Je vais vous citer des chiffres en comparant l’ethnie européenne à l’ethnie Kanak. C’est ainsi que sur un bilan de 15 ans d’enseignement – de 1967 à 1982 – on a dénombré 3 041 bacheliers européens pour 298 bacheliers Kanak, ce qui donne une moyenne, pour les premiers, de 202 bacheliers par an pour une vingtaine de bacheliers Kanak seulement. La grande majorité des enfants est ainsi rejetée vers la tribu, lieu de demeure ou de vie habituel, soit vers l’illusion de trouver un emploi sur un marché du travail déjà saturé par des demandes qui n’en finissent plus, soit vers un emploi temporaire pour bénéficier du chômage qui sévit et grossit au fil des ans par l’apport des jeunes ou des personnes ayant eu le triste privilège de se faire licencier de leur travail pour des raisons arbitraires ou pour des motifs d’ordre politique, soit vers la délinquance qui sévit aussi dans les quartiers populaires, et sujette à beaucoup d’autres abus dont est victime la jeunesse fragile et bouillonnante.

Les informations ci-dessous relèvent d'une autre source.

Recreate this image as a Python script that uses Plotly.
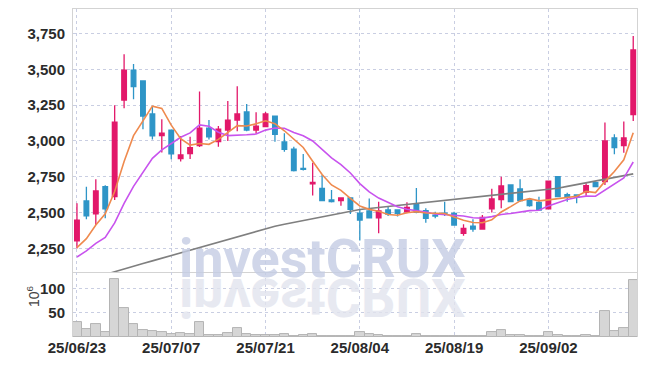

Au niveau des postes de responsabilité et de travail qualifié, le taux d’encadrement reste faible au niveau de l’enseignement, et le triste bilan à cet effet qui est tiré donne aussi une idée de l’ampleur du problème de l’enseignement.
Après 134 ans de présence française et avec la très grande générosité de la France, nous avons un médecin, deux professeurs, un juge !
Au niveau de la formation de l’encadrement, certaines discriminations persistent et on voit apparaître des mesures qui, dans d’autres secteurs d’activité, se reproduisent au détriment des Kanak. Marginalisé au niveau de tous les secteurs d’activité, rejeté de l’enseignement, soumis à des examens qui le rangent dans des voies de garage, n’ayant pas tellement d’avenir, le Kanak se voit d’emblée exclus de toute perspective d’avenir et d’intégration à la société coloniale. Un mur de silence tombe entre lui et la société et, souvent, il y a de ces silences qui oppressent et qui tuent. Le seul réflexe du Kanak, pour ne pas mourir asphyxié dans ce monde aliénant, c’est de retourner à la tribu, sur sa terre, en partie occupée par le colon. Et il ne peut pas ainsi prétendre mettre en valeur les terres, ni améliorer, ni rentabiliser l’agriculture puisque, en plus, aucune formation dans ce domaine n’est envisagée sérieusement à l’école coloniale.
La gestion d’une entreprise ou d’une ferme agricole familiale ou collective lui est incnnue alors que, essentiellement, il vit de l’agriculture. Écarté de toute formation, de tout circuit économique, marginalisé et opprimé chez lui, sur sa terre, celle de ses ancêtres, le Kanak ne peut prétendre qu’à une chose : forger sa conscience, sa propre arme pour détruire le colonialisme. Comme l’a dit un scientifique : « Le colonialisme renferme en lui les germes de sa propre destruction. »
Pour nous, donc, aucun doute, et avec votre aide et votre soutien total, que je me permets de vous demander au nom de mon peuple, Kanaky désormais fera partie du concert des nations libres et indépendantes.